UNE DERNIÈRE PHASE DE PROJET EN SUSPEND

SOLIDARITÉS INTERNATIONAL lutte toujours pour trouver les fonds indispensables afin de mener à bien le rétablissement d’un réseau d’eau inaltérable à Kalemie et ainsi continuer à attaquer le choléra à sa racine. L’absence de financements suffisants pourrait remettre en question la mise en œuvre de la cinquième et dernière phase du projet. Une phase d’autant plus cruciale qu’elle consistera à mettre en œuvre un schéma directeur de l’eau et à former les acteurs locaux à la gestion et à la maintenance du réseau, avant de leur laisser la main pour que ce réseau soit pérenne. Or, en attendant ces financements, SOLIDARITÉS INTERNATIONAL risque de devoir suspendre ses activités à Kalemie, ce qui menacerait la poursuite du projet, en rompant les liens et la confiance tissés depuis des années avec les autorités et la population locale.

Cette difficulté à trouver des financements s’explique par plusieurs facteurs. D’une part, la persistance de cas de choléra dans la province du Tanganyika est peu médiatisée, et d’autre part, le pays, déjà fragile, est en proie à de sévères crises sécuritaires. Les bailleurs de fonds sont en conséquence de plus en plus réticents à l’idée de s’y engager. Depuis plusieurs années, SOLIDARITÉS INTERNATIONAL constate que dans cette province mais aussi dans celles du Haut-Lomami, des Kivus, de l’Ituri et maintenant des Kasaïs, les ONG humanitaires se retirent de la lutte contre le choléra et les maladies persistantes, faute de moyens suffisants.

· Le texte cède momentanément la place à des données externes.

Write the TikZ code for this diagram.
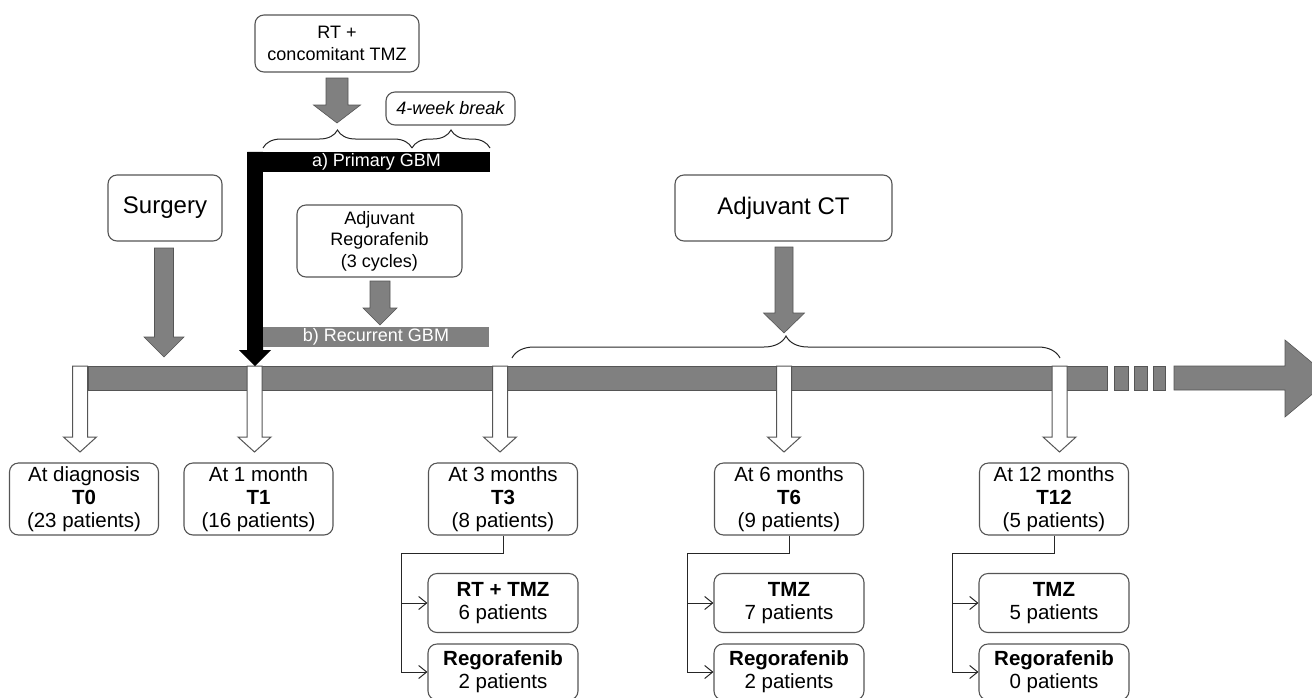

INERTIE DES DÉCIDEURS INTERNATIONAUX

Cette absence cruelle de financements est également le reflet de l’inertie de certains décideurs internationaux qui ne réalisent pas que l’accès à l’Eau potable, à l’Hygiène et à l’Assainissement est quasi-systématiquement au cœur d’une réponse efficace aux épidémies et qu’une réponse médicale ne suffit pas. Ces décideurs émettent des fins de non-recevoir à la plupart des tentatives des acteurs humanitaires de proposer des solutions concrètes et à long terme. Alors qu’en parallèle, ces mêmes décideurs critiquent le fait que les ONG utilisent les deniers publics pour répliquer chaque année les mêmes activités de mitigation de l’épidémie.

Appelées à jouer les pompiers de l’urgence dans les zones épidémiques, à Kalemie, les équipes de SOLIDARITÉS INTERNATIONAL ont conscience que la prise en charge des cas de choléra, la chloration des points d’eau et la désinfection des foyers infectés permettent de sauver des vies. Mais en aucun cas, elles n’élimineront ce fléau. Dans son Baromètre 2018, SOLIDARITÉS INTERNATIONAL a lancé un appel à tous les acteurs de l’aide humanitaire et au développement, publics comme privés, impliqués en RDC, à mettre ensemble en œuvre un plan de lutte commun contre cette pathologie mortelle, mais si facilement contrôlable qu’est le choléra. Seuls des projets structurels, et notamment liés au développement d’infrastructures, encore trop rares en RDC, pourront y mettre fin.